There’s a slim silver lining from the grounding. With fewer seats available and high demand for travel, airlines have been able to raise fares and still fill planes.
American said revenue for each seat flown a mile, a gauge of pricing power known as unit revenue, would rise 1% to 3% in the current quarter.
“We’ve looked ahead in future months and are not seeing really anything that would make us concerned at this point around continued strength in domestic demand,” said Don Casey, American’s senior vice president of revenue management.
Boeing has said it expects regulators to let the Max return to service in the fourth quarter.
Southwest accepted that estimate but said it could take two months to get aircraft out of mothballs and comply with any changes ordered by authorities, such as pilot training. The Dallas-based airline previously had pulled the plane from schedules through Nov. 2.
“We want our airplanes. We want to get them as fast as is practical,” Chief Executive Gary Kelly said.
“I would be concerned if there is any additional delay, period. I don’t care what the source of it is,” he said in an interview. As for the possibility Boeing will halt Max production, “I don’t care what they do in the background to manage their business, I just don’t want any further delays.”

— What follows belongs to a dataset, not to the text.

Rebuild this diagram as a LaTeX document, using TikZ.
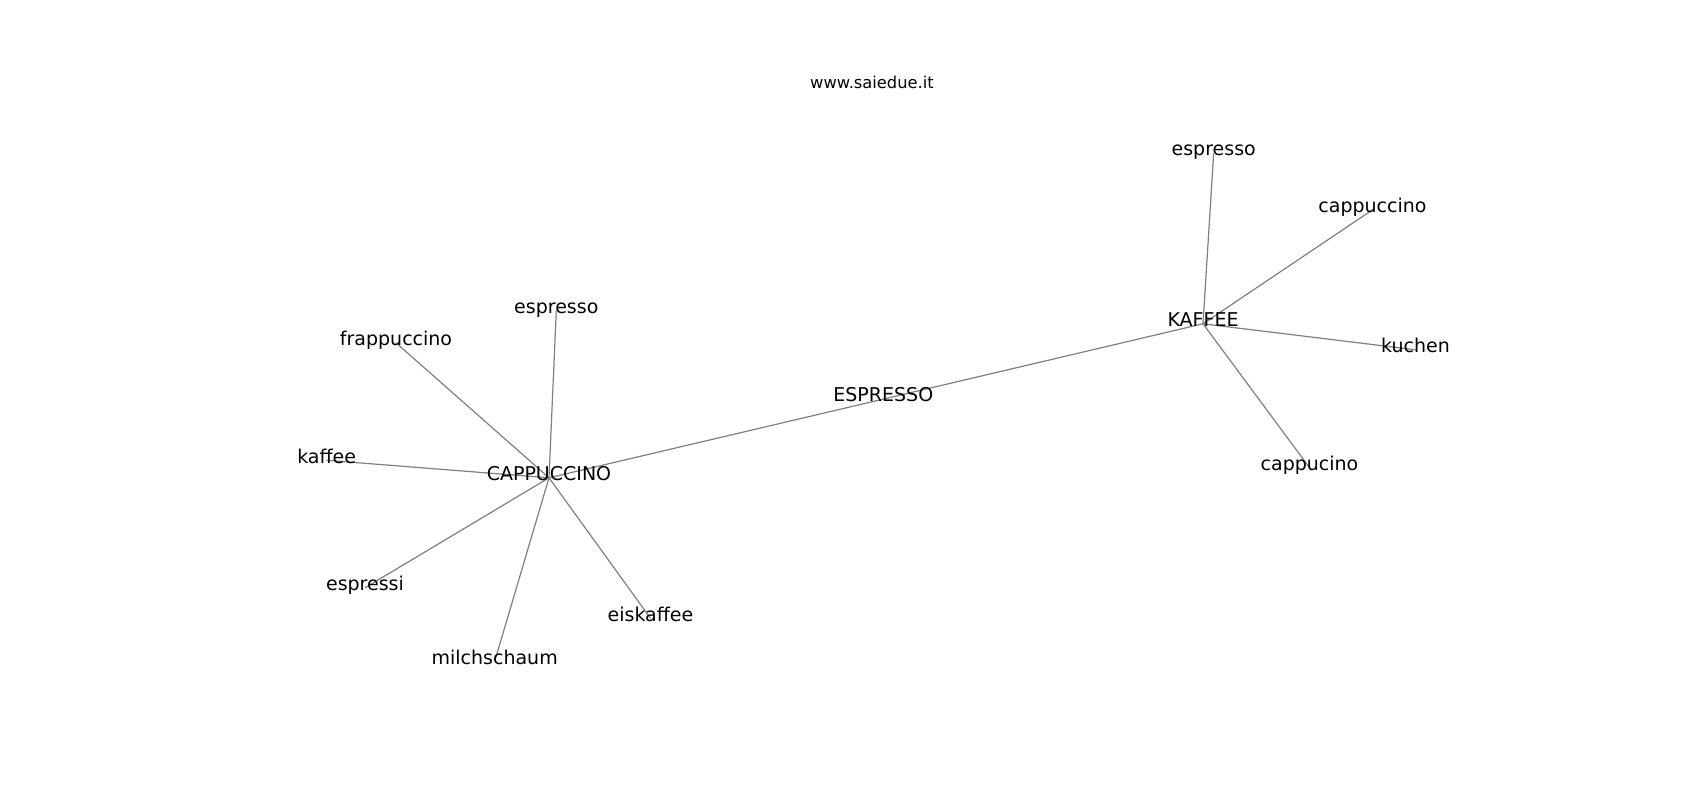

Southwest’s chief financial officer, Tammy Romo, said 25 of the 41 remaining Max deliveries scheduled for this year are expected to slip into 2020.
The airline’s operating income was reduced by $175 million last quarter as it parked its 34 Max jets and didn’t receive aircraft on order. The grounding will continue to raise Southwest’s costs as the airline cuts flight and seating capacity this year.
With the Max grounding crimping growth, Southwest made a “tactical decision” to move aircraft from poor-performing Newark to expand in Hawaii and international markets with higher demand, Kelly said.
The extended grounding means Southwest’s flight and seat capacity will shrink this year by 1% to 2%, compared with original plans to expand 5%.
Unit revenue increased 6.8% last quarter and will rise as much as 5% in the current quarter from a year earlier, Southwest said.
“The removal of Max flying through early January 2020 is prudent (others will inevitably follow),” Jamie Baker, an analyst at JPMorgan Chase & Co., said in a note to investors. “The risk remains that the Max doesn’t fully return to revenue service until later in the first quarter of 2020.”